Release Date: January 17th, 2012
Label: Rise Records
Website: www.secretsofficial.com
Facebook: www.facebook.com/secretsofficial
Twitter: www.twitter.com/secretsofficial

Rating:

It proves difficult not to be cynical when listening to albums such as ‘The Ascent’. On face value, all the elements necessary for success seem to be firmly in place; the danceable beatdowns, the sugary choruses et al, yet the problem remains throughout that, although what Secrets are doing is being done well, we have unfortunatley heard it all before.

As a relatively new band, it’s understandable that they may not be suffiently developed to come across as anymore than just the sum of their influences, and it is true to say that their song craft, with some undeniably massive hooks, does show some glimpses of promise. Yet from here, picking out any record highlights becomes a chore as the formulaic nature of the tracks lack that spark of originality to distinguish themselves from one another.

The furious opening minute of ’40 Below’ is as crushing as it gets here, and a very A Day To Remember-esque ‘Blindside’ strikes a good melodious/heaviness balance, although it would be untrue to say that the entirety of ‘The Ascent’ was not interchangable. Special mention however should go to vocalist Xander Bourgeois, whose harsh vocals here are certainly impressive, with ‘You Look Good In Plastic’ containing some particularly enraged outpourings.
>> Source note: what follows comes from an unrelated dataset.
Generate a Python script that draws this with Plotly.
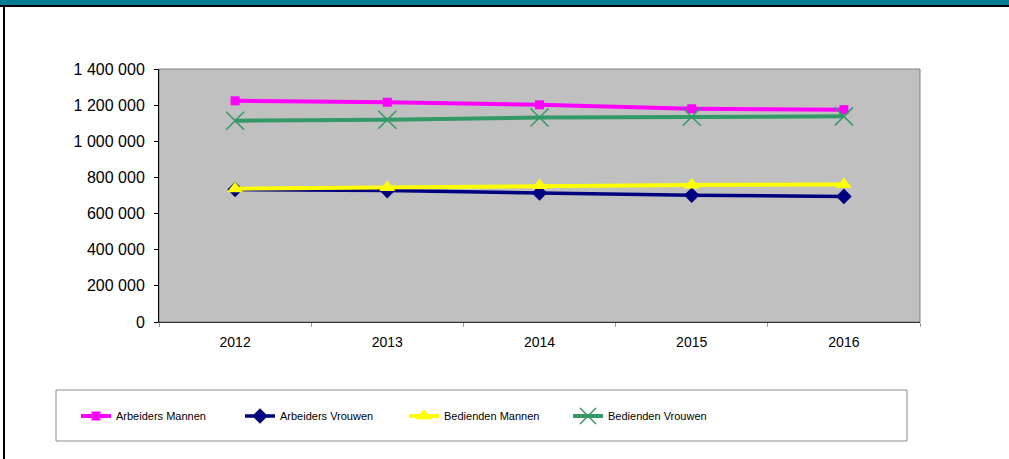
import plotly.graph_objects as go

years = ["2012", "2013", "2014", "2015", "2016"]
arbeiders_mannen = [1224000, 1216000, 1202000, 1180000, 1175000]
arbeiders_vrouwen = [733000, 727000, 714000, 701000, 695000]
bedienden_mannen = [738000, 744000, 755000, 758000, 761000]
bedienden_vrouwen = [1114000, 1119000, 1132000, 1136000, 1138000]

y_tickvals = [0, 200000, 400000, 600000, 800000, 1000000, 1200000, 1400000]
y_ticktext = ["0", "200 000", "400 000", "600 000", "800 000", "1 000 000", "1 200 000", "1 400 000"]

W, H = 1009, 459
L, R, T, B = 159, 920, 69, 322

def px_x(x):
    return (x - L) / (R - L)

def px_y(y):
    return (B - y) / (B - T)

FONT = "Liberation Sans, Arial, sans-serif"

fig = go.Figure()
fig.add_trace(go.Scatter(
    x=years, y=arbeiders_mannen, name="Arbeiders Mannen", mode="lines+markers",
    line=dict(color="#FF00FF", width=4),
    marker=dict(symbol="square", size=9, color="#FF00FF")))
fig.add_trace(go.Scatter(
    x=years, y=arbeiders_vrouwen, name="Arbeiders Vrouwen", mode="lines+markers",
    line=dict(color="#000080", width=3.5),
    marker=dict(symbol="diamond", size=12, color="#000080")))
fig.add_trace(go.Scatter(
    x=years, y=bedienden_mannen, name="Bedienden Mannen", mode="lines+markers",
    line=dict(color="#FFFF00", width=4),
    marker=dict(symbol="triangle-up", size=14, color="#FFFF00")))
fig.add_trace(go.Scatter(
    x=years, y=bedienden_vrouwen, name="Bedienden Vrouwen", mode="lines+markers",
    line=dict(color="#339966", width=4),
    marker=dict(symbol="x-thin-open", size=18, color="#339966",
                line=dict(color="#339966", width=1.5))))

shapes = [
    dict(type="rect", xref="paper", yref="paper", x0=0, x1=1, y0=0, y1=1,
         line=dict(color="#808080", width=1), layer="below"),
    dict(type="rect", xref="paper", yref="paper", x0=px_x(0), x1=px_x(W),
         y0=px_y(5), y1=px_y(0), fillcolor="#037B95", line=dict(width=0)),
    dict(type="rect", xref="paper", yref="paper", x0=px_x(0), x1=px_x(W),
         y0=px_y(7), y1=px_y(5), fillcolor="#000000", line=dict(width=0)),
    dict(type="rect", xref="paper", yref="paper", x0=px_x(3), x1=px_x(5),
         y0=px_y(H), y1=px_y(6), fillcolor="#000000", line=dict(width=0)),
    dict(type="rect", xref="paper", yref="paper", x0=px_x(56), x1=px_x(907),
         y0=px_y(441), y1=px_y(390), line=dict(color="#8c8c8c", width=1),
         fillcolor="rgba(0,0,0,0)"),
]

fig.update_layout(
    width=W, height=H,
    margin=dict(l=L, r=W - R, t=T, b=H - B, pad=0),
    paper_bgcolor="white",
    plot_bgcolor="#C0C0C0",
    font=dict(family=FONT, color="black", size=13),
    showlegend=True,
    legend=dict(orientation="h", x=px_x(76), y=px_y(416), xanchor="left", yanchor="middle",
                entrywidth=119, entrywidthmode="pixels", itemwidth=30,
                font=dict(size=11, family=FONT), bgcolor="rgba(0,0,0,0)",
                tracegroupgap=0),
    xaxis=dict(type="category", range=[-0.5, 4.5], showgrid=False, zeroline=False,
               showline=True, linecolor="#333333", linewidth=1,
               ticks="outside", tickson="boundaries", ticklen=4, tickcolor="#999999",
               tickfont=dict(size=14, family=FONT), ticklabelstandoff=7),
    yaxis=dict(range=[0, 1400000], showgrid=False, zeroline=False,
               showline=True, linecolor="black", linewidth=1,
               ticks="outside", ticklen=4, tickcolor="black",
               tickvals=y_tickvals, ticktext=y_ticktext,
               tickfont=dict(size=16), ticklabelstandoff=6),
    shapes=shapes,
)

fig.write_html("out.html", config={"displayModeBar": False},
               post_script="document.body.style.margin='0';")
With the ever expanding glut of post-hardcore bands churning out conventional, and for the most part wholly unexciting music, it would be logical to believe that it’s of paramount importance that an outfit focus on individuality and inventivness. Yet, with so many gaining prestige through uninspired scene pleasing, it seems that sticking to the formula will prevail as it promises more reward. On the evidence of ‘The Ascent’, nothing that Secrets are doing proves to place them as anything different, which is a shame given their apparent ability. Hopefully given time, with the injection of some imagination into the mix, they can become a much more exciting prospect.